Board chair Scott Piatkowski interjected twice during the presentation citing concerns about the Human Rights Code and then ended her presentation.
Burjoski posted a video to Twitter Friday where she addressed the situation.
"I feel bullied, slandered and abused," she said in part. "The school board has removed the video of the meeting from their YouTube channel so people are not able to hear what I actually said. Most of the short video is me reading excerpts from two books available to any young child who is able to read. My few comments expressed concerns about age inappropriate sexual content. I did not and do not question the rights of trans persons to exist in any way. I fully support the human rights of transgender people."

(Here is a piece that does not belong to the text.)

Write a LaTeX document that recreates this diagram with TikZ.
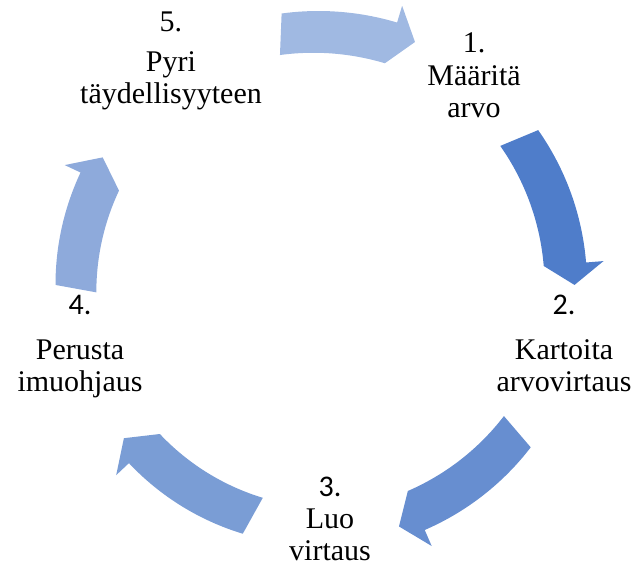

"The recording of the livestream was not officially posted due to concerns over a Human Rights Code violation," said Eusis Dougan-MacKenzie, the interim chief communications officer for the WRDSB, in a statement. "We are also sensitive to the many students, staff and members of the wider community who were impacted by comments made during the meeting."
Several school board trustees felt Burjoski should be allowed to finish her statement at the meeting, but that was ultimately defeated by a vote of 5-4.
"I stand by it," Piatkowski told CTV News on Tuesday. "It's extremely important that we uphold the Human Rights Code. There were comments that were frankly transphobic."
In Burjoski's Twitter video, she said further action was taken by the school board the day after the meeting.
"The following morning H.R. informed me that I was immediately assigned to home, pending a formal investigation and banned from contacted my colleagues and students. This was particularly upsetting to me because I love my students, and I have not seen them since December."
Burjoski stated that she feels "silenced and punished." Meanwhile, she said, "board members have taken to radio, television and social media to grossly misrepresent my remarks."
Burjoski ended the video by thanking those who reached out to her and said she no longer feels alone in her concerns.